Pictures are excluded. Copy exactly, and only, the lines from the one containing "Recreate this image" through the one containing "const x0 = cx(categories[0]);", both ends included.

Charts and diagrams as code

══════════════════════════════

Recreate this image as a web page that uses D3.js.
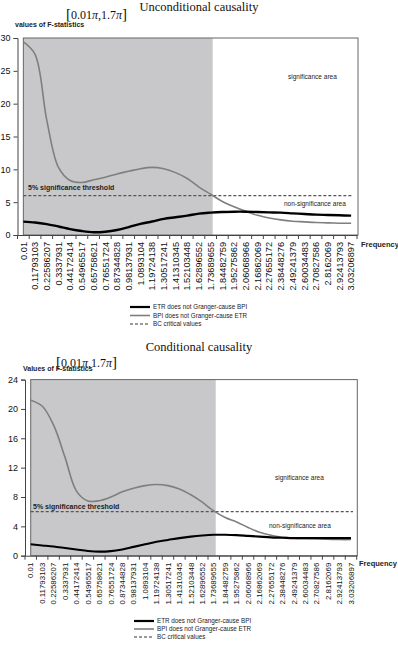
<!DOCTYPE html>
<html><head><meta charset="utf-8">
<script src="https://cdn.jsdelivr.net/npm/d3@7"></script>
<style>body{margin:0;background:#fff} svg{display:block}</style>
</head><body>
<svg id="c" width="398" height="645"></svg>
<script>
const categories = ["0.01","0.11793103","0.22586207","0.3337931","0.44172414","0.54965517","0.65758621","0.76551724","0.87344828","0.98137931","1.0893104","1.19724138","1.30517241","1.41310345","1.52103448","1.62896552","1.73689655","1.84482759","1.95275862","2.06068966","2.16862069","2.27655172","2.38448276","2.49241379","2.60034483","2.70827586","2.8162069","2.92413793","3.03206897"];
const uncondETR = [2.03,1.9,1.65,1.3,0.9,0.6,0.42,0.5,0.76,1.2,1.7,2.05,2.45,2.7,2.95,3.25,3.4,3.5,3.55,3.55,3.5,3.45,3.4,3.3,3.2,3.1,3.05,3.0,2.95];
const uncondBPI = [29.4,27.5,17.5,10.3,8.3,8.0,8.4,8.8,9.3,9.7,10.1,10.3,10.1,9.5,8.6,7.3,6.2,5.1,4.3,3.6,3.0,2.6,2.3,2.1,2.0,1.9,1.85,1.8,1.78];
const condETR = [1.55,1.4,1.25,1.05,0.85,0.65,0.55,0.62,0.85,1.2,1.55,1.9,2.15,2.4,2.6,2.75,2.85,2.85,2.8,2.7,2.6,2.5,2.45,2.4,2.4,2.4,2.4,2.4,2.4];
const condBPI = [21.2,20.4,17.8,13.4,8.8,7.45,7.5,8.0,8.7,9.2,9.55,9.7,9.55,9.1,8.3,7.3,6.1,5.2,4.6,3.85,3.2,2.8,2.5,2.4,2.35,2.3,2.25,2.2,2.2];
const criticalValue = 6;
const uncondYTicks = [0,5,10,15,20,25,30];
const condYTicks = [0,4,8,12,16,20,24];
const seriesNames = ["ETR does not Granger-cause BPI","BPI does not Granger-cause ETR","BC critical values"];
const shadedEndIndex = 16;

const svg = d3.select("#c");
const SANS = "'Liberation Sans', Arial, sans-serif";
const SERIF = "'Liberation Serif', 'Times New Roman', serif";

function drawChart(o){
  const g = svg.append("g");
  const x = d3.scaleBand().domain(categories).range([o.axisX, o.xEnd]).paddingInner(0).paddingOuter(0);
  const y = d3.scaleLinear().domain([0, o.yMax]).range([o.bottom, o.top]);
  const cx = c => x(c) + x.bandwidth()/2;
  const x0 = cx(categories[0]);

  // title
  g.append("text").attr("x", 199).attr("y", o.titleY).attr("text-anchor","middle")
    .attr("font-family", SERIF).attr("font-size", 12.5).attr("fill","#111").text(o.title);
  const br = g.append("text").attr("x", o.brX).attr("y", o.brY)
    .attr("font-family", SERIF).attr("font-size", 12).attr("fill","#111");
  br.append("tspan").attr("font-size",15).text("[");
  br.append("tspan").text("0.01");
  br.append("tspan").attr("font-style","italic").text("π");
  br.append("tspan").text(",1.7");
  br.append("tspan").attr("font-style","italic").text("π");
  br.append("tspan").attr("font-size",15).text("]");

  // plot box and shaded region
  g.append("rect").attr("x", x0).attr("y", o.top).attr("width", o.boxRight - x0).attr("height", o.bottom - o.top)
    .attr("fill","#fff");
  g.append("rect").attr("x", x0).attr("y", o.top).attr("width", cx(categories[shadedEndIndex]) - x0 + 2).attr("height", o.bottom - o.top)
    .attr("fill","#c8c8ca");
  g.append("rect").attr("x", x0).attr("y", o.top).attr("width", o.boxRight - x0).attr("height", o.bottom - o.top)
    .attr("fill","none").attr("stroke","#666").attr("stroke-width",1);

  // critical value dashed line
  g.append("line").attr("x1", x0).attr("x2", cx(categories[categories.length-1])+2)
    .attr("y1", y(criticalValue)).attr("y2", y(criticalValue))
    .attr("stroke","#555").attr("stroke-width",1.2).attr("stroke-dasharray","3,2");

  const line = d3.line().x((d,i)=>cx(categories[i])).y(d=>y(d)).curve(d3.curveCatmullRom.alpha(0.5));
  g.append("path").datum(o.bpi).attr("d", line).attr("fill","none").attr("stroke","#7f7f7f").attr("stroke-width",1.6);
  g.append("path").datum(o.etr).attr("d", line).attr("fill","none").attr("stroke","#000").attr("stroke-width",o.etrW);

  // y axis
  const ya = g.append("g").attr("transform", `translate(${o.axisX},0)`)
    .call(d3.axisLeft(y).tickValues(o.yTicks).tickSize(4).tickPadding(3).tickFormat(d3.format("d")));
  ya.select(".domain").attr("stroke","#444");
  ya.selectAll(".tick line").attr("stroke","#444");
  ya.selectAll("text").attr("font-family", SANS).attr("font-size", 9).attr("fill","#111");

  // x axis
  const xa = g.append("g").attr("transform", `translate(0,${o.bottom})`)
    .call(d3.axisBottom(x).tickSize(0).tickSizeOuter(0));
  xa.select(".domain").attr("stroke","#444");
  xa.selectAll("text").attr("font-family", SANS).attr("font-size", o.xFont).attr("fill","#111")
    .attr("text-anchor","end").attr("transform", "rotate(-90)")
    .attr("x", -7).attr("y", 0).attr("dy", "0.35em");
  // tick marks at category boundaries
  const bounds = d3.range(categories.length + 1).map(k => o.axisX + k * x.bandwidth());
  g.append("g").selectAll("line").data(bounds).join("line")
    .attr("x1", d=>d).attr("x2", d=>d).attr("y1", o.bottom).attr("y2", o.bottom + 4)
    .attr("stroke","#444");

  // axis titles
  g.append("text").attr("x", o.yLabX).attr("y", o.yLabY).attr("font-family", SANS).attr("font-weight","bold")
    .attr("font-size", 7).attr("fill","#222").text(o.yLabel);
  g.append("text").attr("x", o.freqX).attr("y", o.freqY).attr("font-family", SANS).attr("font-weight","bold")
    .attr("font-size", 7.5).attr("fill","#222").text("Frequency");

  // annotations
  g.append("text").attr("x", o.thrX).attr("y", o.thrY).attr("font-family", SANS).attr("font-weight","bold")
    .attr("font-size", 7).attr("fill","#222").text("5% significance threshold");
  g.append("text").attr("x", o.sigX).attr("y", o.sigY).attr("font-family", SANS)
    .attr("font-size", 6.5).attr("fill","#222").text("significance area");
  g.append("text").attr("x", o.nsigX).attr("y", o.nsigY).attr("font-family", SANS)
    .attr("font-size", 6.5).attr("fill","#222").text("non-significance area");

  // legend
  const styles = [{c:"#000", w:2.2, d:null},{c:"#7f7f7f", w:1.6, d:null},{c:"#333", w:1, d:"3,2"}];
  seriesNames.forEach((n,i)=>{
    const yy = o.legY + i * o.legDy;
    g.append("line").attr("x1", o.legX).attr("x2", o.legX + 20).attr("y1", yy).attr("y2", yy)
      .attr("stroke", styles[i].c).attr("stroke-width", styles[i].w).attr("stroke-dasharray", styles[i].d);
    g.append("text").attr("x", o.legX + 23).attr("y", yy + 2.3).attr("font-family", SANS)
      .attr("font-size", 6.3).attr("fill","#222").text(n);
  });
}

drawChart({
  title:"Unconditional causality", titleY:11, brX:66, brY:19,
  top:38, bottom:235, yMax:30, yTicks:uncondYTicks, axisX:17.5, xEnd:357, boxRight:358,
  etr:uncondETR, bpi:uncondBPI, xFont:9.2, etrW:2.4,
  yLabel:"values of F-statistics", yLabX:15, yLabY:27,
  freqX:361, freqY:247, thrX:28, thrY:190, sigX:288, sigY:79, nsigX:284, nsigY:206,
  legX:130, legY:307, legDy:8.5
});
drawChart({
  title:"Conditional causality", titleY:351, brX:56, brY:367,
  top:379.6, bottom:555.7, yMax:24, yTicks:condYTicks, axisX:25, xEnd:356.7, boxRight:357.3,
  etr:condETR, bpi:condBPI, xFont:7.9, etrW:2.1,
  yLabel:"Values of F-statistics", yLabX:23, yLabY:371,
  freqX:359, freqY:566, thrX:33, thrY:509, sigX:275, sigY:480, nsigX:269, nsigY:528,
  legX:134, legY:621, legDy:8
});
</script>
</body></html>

══════════════════════════════

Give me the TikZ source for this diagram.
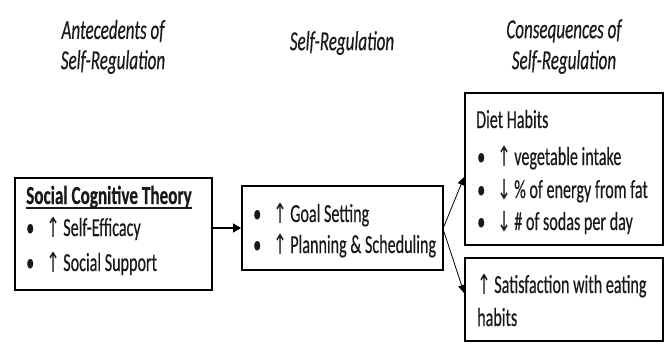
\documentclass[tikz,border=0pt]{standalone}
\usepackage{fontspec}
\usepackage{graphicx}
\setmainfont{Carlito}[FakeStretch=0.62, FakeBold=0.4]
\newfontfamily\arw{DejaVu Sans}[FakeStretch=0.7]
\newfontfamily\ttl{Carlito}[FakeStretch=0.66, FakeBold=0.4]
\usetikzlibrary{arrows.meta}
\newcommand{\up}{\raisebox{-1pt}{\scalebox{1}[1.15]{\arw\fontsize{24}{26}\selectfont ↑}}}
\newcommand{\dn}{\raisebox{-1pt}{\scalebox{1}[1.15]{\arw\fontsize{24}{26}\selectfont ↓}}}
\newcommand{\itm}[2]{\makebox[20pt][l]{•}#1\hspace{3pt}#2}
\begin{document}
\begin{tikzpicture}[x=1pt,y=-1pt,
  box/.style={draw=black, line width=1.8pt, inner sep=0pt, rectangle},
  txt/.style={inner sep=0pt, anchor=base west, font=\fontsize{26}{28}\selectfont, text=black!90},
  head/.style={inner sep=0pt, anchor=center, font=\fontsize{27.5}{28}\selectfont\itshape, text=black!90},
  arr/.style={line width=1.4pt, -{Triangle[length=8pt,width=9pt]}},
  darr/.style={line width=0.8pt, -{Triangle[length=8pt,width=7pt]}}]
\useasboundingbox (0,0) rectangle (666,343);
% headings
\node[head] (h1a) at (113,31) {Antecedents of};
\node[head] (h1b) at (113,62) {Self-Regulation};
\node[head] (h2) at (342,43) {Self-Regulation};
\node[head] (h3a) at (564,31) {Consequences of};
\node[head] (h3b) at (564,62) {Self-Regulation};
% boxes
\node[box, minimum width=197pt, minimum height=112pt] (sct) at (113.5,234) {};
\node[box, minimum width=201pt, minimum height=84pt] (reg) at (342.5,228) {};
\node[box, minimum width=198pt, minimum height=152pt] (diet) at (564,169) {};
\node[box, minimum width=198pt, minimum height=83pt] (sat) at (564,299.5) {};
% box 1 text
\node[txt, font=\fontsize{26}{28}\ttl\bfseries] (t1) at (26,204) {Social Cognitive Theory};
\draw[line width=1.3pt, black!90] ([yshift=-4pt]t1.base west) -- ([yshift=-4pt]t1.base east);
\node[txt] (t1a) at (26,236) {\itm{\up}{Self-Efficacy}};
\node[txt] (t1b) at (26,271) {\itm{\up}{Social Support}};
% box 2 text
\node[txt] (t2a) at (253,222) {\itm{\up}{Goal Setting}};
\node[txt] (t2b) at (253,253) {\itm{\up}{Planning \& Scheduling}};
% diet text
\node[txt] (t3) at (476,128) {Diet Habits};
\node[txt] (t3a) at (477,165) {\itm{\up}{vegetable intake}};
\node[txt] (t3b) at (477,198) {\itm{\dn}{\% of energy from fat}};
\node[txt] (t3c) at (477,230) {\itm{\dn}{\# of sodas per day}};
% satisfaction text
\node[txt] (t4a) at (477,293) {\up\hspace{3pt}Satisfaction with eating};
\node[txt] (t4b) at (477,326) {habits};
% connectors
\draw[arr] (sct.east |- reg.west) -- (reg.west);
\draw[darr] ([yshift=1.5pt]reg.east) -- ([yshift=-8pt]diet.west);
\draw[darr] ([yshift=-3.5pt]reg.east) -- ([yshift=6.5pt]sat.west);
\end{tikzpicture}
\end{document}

══════════════════════════════

The reply -
Recreate this image as a web page that uses D3.js.
<!DOCTYPE html>
<html><head><meta charset="utf-8">
<script src="https://cdn.jsdelivr.net/npm/d3@7"></script>
<style>body{margin:0;background:#fff} svg{display:block}</style>
</head><body>
<svg id="c" width="398" height="645"></svg>
<script>
const categories = ["0.01","0.11793103","0.22586207","0.3337931","0.44172414","0.54965517","0.65758621","0.76551724","0.87344828","0.98137931","1.0893104","1.19724138","1.30517241","1.41310345","1.52103448","1.62896552","1.73689655","1.84482759","1.95275862","2.06068966","2.16862069","2.27655172","2.38448276","2.49241379","2.60034483","2.70827586","2.8162069","2.92413793","3.03206897"];
const uncondETR = [2.03,1.9,1.65,1.3,0.9,0.6,0.42,0.5,0.76,1.2,1.7,2.05,2.45,2.7,2.95,3.25,3.4,3.5,3.55,3.55,3.5,3.45,3.4,3.3,3.2,3.1,3.05,3.0,2.95];
const uncondBPI = [29.4,27.5,17.5,10.3,8.3,8.0,8.4,8.8,9.3,9.7,10.1,10.3,10.1,9.5,8.6,7.3,6.2,5.1,4.3,3.6,3.0,2.6,2.3,2.1,2.0,1.9,1.85,1.8,1.78];
const condETR = [1.55,1.4,1.25,1.05,0.85,0.65,0.55,0.62,0.85,1.2,1.55,1.9,2.15,2.4,2.6,2.75,2.85,2.85,2.8,2.7,2.6,2.5,2.45,2.4,2.4,2.4,2.4,2.4,2.4];
const condBPI = [21.2,20.4,17.8,13.4,8.8,7.45,7.5,8.0,8.7,9.2,9.55,9.7,9.55,9.1,8.3,7.3,6.1,5.2,4.6,3.85,3.2,2.8,2.5,2.4,2.35,2.3,2.25,2.2,2.2];
const criticalValue = 6;
const uncondYTicks = [0,5,10,15,20,25,30];
const condYTicks = [0,4,8,12,16,20,24];
const seriesNames = ["ETR does not Granger-cause BPI","BPI does not Granger-cause ETR","BC critical values"];
const shadedEndIndex = 16;

const svg = d3.select("#c");
const SANS = "'Liberation Sans', Arial, sans-serif";
const SERIF = "'Liberation Serif', 'Times New Roman', serif";

function drawChart(o){
  const g = svg.append("g");
  const x = d3.scaleBand().domain(categories).range([o.axisX, o.xEnd]).paddingInner(0).paddingOuter(0);
  const y = d3.scaleLinear().domain([0, o.yMax]).range([o.bottom, o.top]);
  const cx = c => x(c) + x.bandwidth()/2;
  const x0 = cx(categories[0]);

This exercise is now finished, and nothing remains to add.